Canada last week released a plan to legalize recreational marijuana use across the country by July 2018. With a solid Liberal majority in government the plan is widely expected to become law, but it would leave the details of implementation, including commercial regulations, to individual provinces.
The bill’s backers framed it as an effort to reduce adolescent drug use and take profits out of the black market. “Criminal prohibition has failed to protect our kids and our communities,” said Bill Blair, parliamentary secretary to the Minister of Justice and a former Toronto police chief and one of the architects of the law, at a press conference. The new bill will “make Canada safer,” he added.
“Police forces spend between two and three billion dollars every year trying to deal with cannabis, yet Canadian teens are among the heaviest users in the Western world,” said Minister of Public Safety Ralph Goodell. “Criminals pocket 7 to 8 billion dollars in proceeds.”
Marijuana legalization was a campaign promise of Prime Minster Justin Trudeau. The bill still needs to be approved by Parliament, but Trudeau’s Liberal party commands a solid majority there. The measure has also received support from the country’s Conservative party.
The legislation, “An Act respecting cannabis and to amend the Controlled Drugs and Substances Act, the Criminal Code and other Acts”, would set a minimum age limit of 18 to purchase and use marijuana. That’s slightly lower than the drinking age limit of 19 in most provinces. It’s also a departure from the norm in the U.S., where states that have legalized recreational marijuana use have set a minimum age of 21.
Individuals would be allowed to possess up to 30 grams of marijuana for personal use, similar to the one-ounce standard in U.S. states where marijuana use is legal. Households would also be allowed to grow up to four marijuana plants.
While the bill would remove penalties for individual use and possession, it wouldn’t set up a nationwide system for selling marijuana commercially — those details would be left up to individual provinces. In provinces that decline to set up a commercial framework, customers could order marijuana online from a federally-licensed producer.
Finally, accompanying legislation would toughen penalties for driving under the influence of marijuana, alcohol and other drugs.
The bill would make Canada the second country in the world, after Uruguay, to fully legalize recreational marijuana use. In the Netherlands marijuana use is generally tolerated, but it is not strictly speaking legal.
Legal marijuana in Canada, one of the U.S.’s strongest allies, could be a game-changer for domestic marijuana policy discussions in the states. While eight states plus the District of Columbia have already legalized recreational marijuana here, it remains illegal at the federal level. This makes it difficult, if not impossible, for state-legal marijuana businesses to use the banking system, receive tax breaks, and otherwise operate without fear of federal interference.
By contrast, national legalization to the North could create a fertile environment for marijuana businesses to start up and operate, potentially giving Canadian companies a competitive edge over stateside businesses in the future. Domestic cannabis businesses are already involved in intense lobbying efforts to ease federal restrictions in the U.S.
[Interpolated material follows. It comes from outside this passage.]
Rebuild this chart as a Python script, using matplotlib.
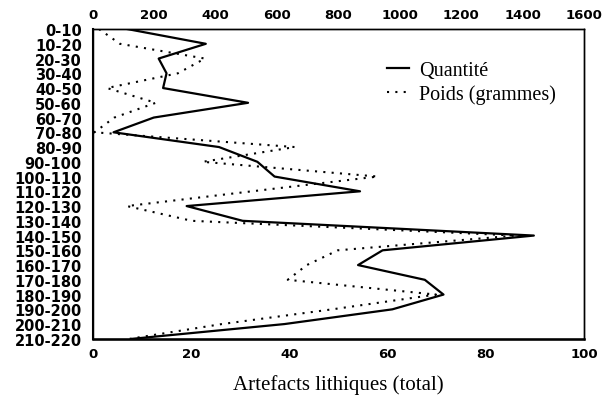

While numerous pieces of bipartisan legislation have been introduced in Congress to address some of those issues or even legalize marijuana completely, leaders in both parties have generally been wary of letting such provisions proceed. The new Trump administration has taken a more skeptical position on marijuana reform than its predecessor, but the news out of Canada may complicate that position.
“With legalization in a growing number of our own states and now an entire major neighboring country ending prohibition, it’s going to be increasingly difficult for drug warriors in the Trump administration to meaningfully roll back our gains,” said Tom Angell of the pro-legalization group Marijuana Majority.
“It’s never been clearer than today that legal marijuana is the future,” he added.
The bill has its skeptics. “This piece of legislation puts the Canadian family at risk,” said Pamela McColl of Smart Approaches to Marijuana Canada, and anti-legalization group. “Youth already think marijuana is harmless, and now we are giving them the government’s seal of approval. This risk will spill over into even younger kids.”
But the bill’s backers contend that reducing underage use is one of their chief aims.
“As a former police officer, I know firsthand how easy it is for our kids to buy cannabis,” said Blair. “Today’s plan to legalize, strictly regulate and restrict access to cannabis will put an end to this. It will keep cannabis out of the hands of children and youth, and stop criminals from profiting from it.”